(Charts and diagrams as code)
______
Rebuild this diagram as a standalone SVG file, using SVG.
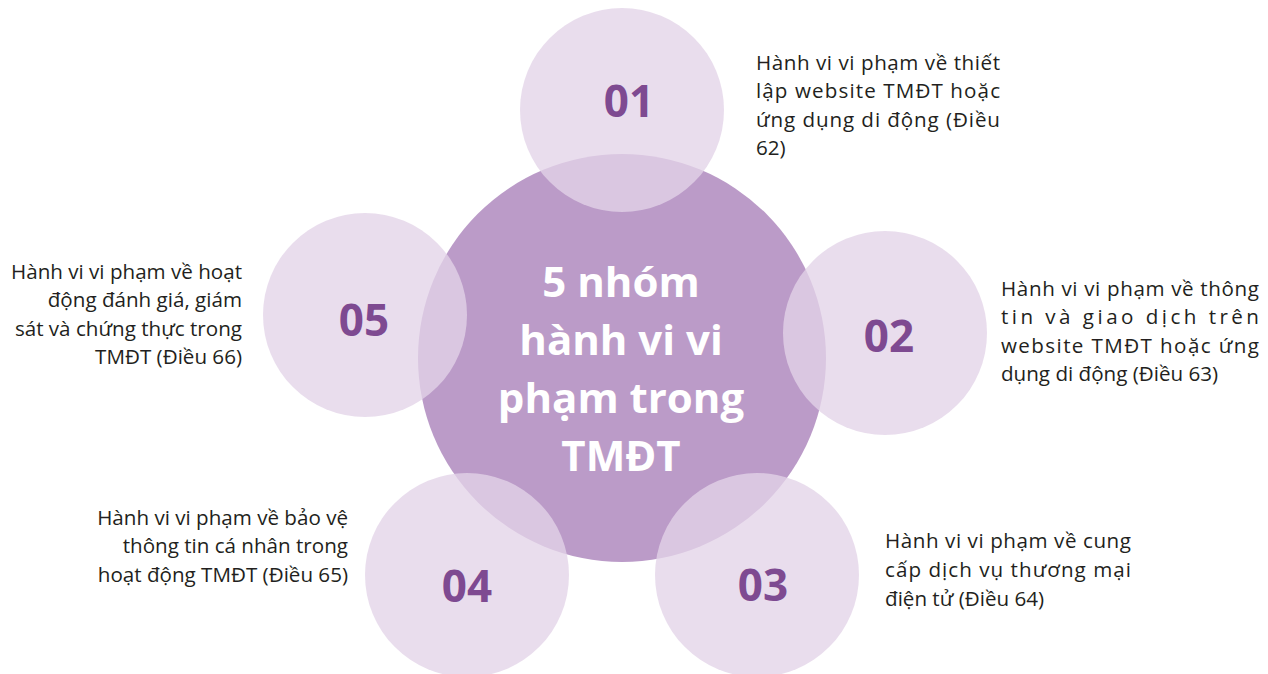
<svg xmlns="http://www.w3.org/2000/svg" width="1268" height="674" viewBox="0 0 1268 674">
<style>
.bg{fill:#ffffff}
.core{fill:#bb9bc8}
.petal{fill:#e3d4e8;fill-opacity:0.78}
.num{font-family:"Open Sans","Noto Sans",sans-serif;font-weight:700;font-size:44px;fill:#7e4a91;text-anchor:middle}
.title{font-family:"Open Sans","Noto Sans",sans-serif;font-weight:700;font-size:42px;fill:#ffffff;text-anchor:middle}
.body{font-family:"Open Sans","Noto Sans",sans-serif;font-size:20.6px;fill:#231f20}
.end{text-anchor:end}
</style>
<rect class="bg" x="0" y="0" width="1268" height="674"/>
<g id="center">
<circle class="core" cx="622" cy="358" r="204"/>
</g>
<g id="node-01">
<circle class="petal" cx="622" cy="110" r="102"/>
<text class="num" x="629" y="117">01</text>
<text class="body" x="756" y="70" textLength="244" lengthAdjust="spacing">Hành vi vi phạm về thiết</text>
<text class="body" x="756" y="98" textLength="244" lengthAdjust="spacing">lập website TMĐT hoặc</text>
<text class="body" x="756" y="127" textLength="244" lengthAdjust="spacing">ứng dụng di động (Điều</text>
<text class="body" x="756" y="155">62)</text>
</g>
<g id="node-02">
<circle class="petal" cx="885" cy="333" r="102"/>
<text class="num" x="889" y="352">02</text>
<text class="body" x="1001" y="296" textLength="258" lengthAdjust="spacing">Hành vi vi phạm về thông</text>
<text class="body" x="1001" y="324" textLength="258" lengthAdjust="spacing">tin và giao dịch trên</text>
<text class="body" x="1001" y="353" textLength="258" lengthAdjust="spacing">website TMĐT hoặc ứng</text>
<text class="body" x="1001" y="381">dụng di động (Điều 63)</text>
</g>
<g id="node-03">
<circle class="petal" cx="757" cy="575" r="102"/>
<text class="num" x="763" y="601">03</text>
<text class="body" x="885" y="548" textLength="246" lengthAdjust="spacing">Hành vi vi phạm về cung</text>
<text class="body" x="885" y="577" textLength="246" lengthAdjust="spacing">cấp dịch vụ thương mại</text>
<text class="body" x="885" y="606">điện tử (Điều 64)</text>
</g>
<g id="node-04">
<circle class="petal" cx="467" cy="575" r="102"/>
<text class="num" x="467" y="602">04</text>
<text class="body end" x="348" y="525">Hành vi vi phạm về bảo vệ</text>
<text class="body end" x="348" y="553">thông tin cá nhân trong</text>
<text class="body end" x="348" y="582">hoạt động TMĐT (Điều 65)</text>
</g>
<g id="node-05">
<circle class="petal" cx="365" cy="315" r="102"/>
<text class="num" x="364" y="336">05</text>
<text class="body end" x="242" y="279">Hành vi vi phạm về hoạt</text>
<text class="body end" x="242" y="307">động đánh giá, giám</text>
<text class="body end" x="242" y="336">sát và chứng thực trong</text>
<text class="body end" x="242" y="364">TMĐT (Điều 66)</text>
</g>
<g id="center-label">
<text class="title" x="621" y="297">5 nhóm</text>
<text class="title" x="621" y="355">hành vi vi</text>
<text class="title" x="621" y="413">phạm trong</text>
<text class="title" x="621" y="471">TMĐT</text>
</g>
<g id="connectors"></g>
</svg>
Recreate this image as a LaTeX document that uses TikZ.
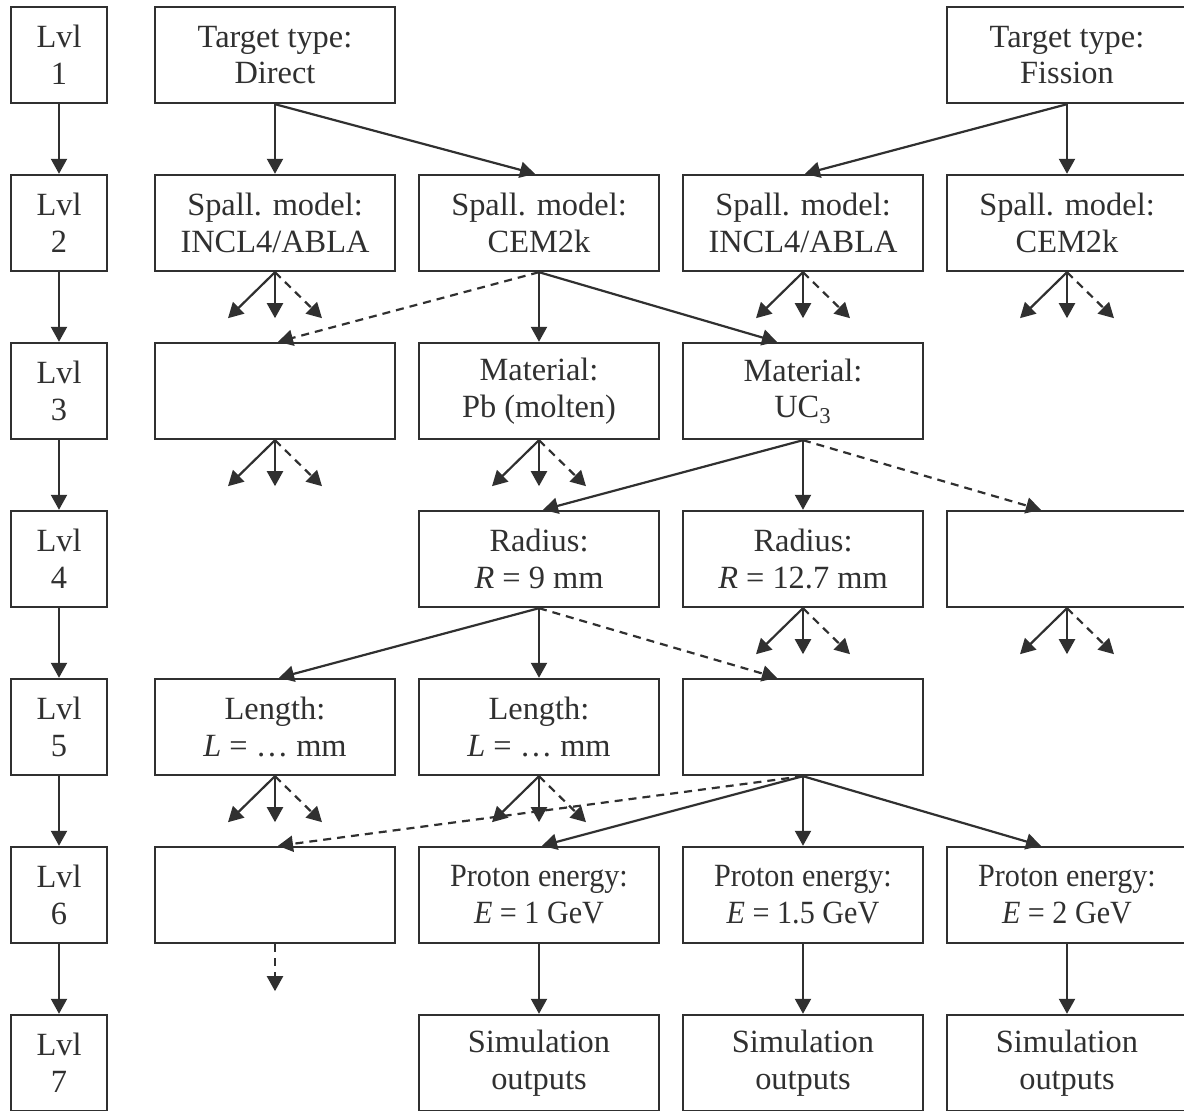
______
Copy the records exactly. Skip the pictures.

Rebuild this diagram as a standalone SVG file, using SVG.
<svg xmlns="http://www.w3.org/2000/svg" width="1268" height="674" viewBox="0 0 1268 674">
<style>
.bg{fill:#ffffff}
.core{fill:#bb9bc8}
.petal{fill:#e3d4e8;fill-opacity:0.78}
.num{font-family:"Open Sans","Noto Sans",sans-serif;font-weight:700;font-size:44px;fill:#7e4a91;text-anchor:middle}
.title{font-family:"Open Sans","Noto Sans",sans-serif;font-weight:700;font-size:42px;fill:#ffffff;text-anchor:middle}
.body{font-family:"Open Sans","Noto Sans",sans-serif;font-size:20.6px;fill:#231f20}
.end{text-anchor:end}
</style>
<rect class="bg" x="0" y="0" width="1268" height="674"/>
<g id="center">
<circle class="core" cx="622" cy="358" r="204"/>
</g>
<g id="node-01">
<circle class="petal" cx="622" cy="110" r="102"/>
<text class="num" x="629" y="117">01</text>
<text class="body" x="756" y="70" textLength="244" lengthAdjust="spacing">Hành vi vi phạm về thiết</text>
<text class="body" x="756" y="98" textLength="244" lengthAdjust="spacing">lập website TMĐT hoặc</text>
<text class="body" x="756" y="127" textLength="244" lengthAdjust="spacing">ứng dụng di động (Điều</text>
<text class="body" x="756" y="155">62)</text>
</g>
<g id="node-02">
<circle class="petal" cx="885" cy="333" r="102"/>
<text class="num" x="889" y="352">02</text>
<text class="body" x="1001" y="296" textLength="258" lengthAdjust="spacing">Hành vi vi phạm về thông</text>
<text class="body" x="1001" y="324" textLength="258" lengthAdjust="spacing">tin và giao dịch trên</text>
<text class="body" x="1001" y="353" textLength="258" lengthAdjust="spacing">website TMĐT hoặc ứng</text>
<text class="body" x="1001" y="381">dụng di động (Điều 63)</text>
</g>
<g id="node-03">
<circle class="petal" cx="757" cy="575" r="102"/>
<text class="num" x="763" y="601">03</text>
<text class="body" x="885" y="548" textLength="246" lengthAdjust="spacing">Hành vi vi phạm về cung</text>
<text class="body" x="885" y="577" textLength="246" lengthAdjust="spacing">cấp dịch vụ thương mại</text>
<text class="body" x="885" y="606">điện tử (Điều 64)</text>
</g>
<g id="node-04">
<circle class="petal" cx="467" cy="575" r="102"/>
<text class="num" x="467" y="602">04</text>
<text class="body end" x="348" y="525">Hành vi vi phạm về bảo vệ</text>
<text class="body end" x="348" y="553">thông tin cá nhân trong</text>
<text class="body end" x="348" y="582">hoạt động TMĐT (Điều 65)</text>
</g>
<g id="node-05">
<circle class="petal" cx="365" cy="315" r="102"/>
<text class="num" x="364" y="336">05</text>
<text class="body end" x="242" y="279">Hành vi vi phạm về hoạt</text>
<text class="body end" x="242" y="307">động đánh giá, giám</text>
<text class="body end" x="242" y="336">sát và chứng thực trong</text>
<text class="body end" x="242" y="364">TMĐT (Điều 66)</text>
</g>
<g id="center-label">
<text class="title" x="621" y="297">5 nhóm</text>
<text class="title" x="621" y="355">hành vi vi</text>
<text class="title" x="621" y="413">phạm trong</text>
<text class="title" x="621" y="471">TMĐT</text>
</g>
<g id="connectors"></g>
</svg>
Recreate this image as a LaTeX document that uses TikZ.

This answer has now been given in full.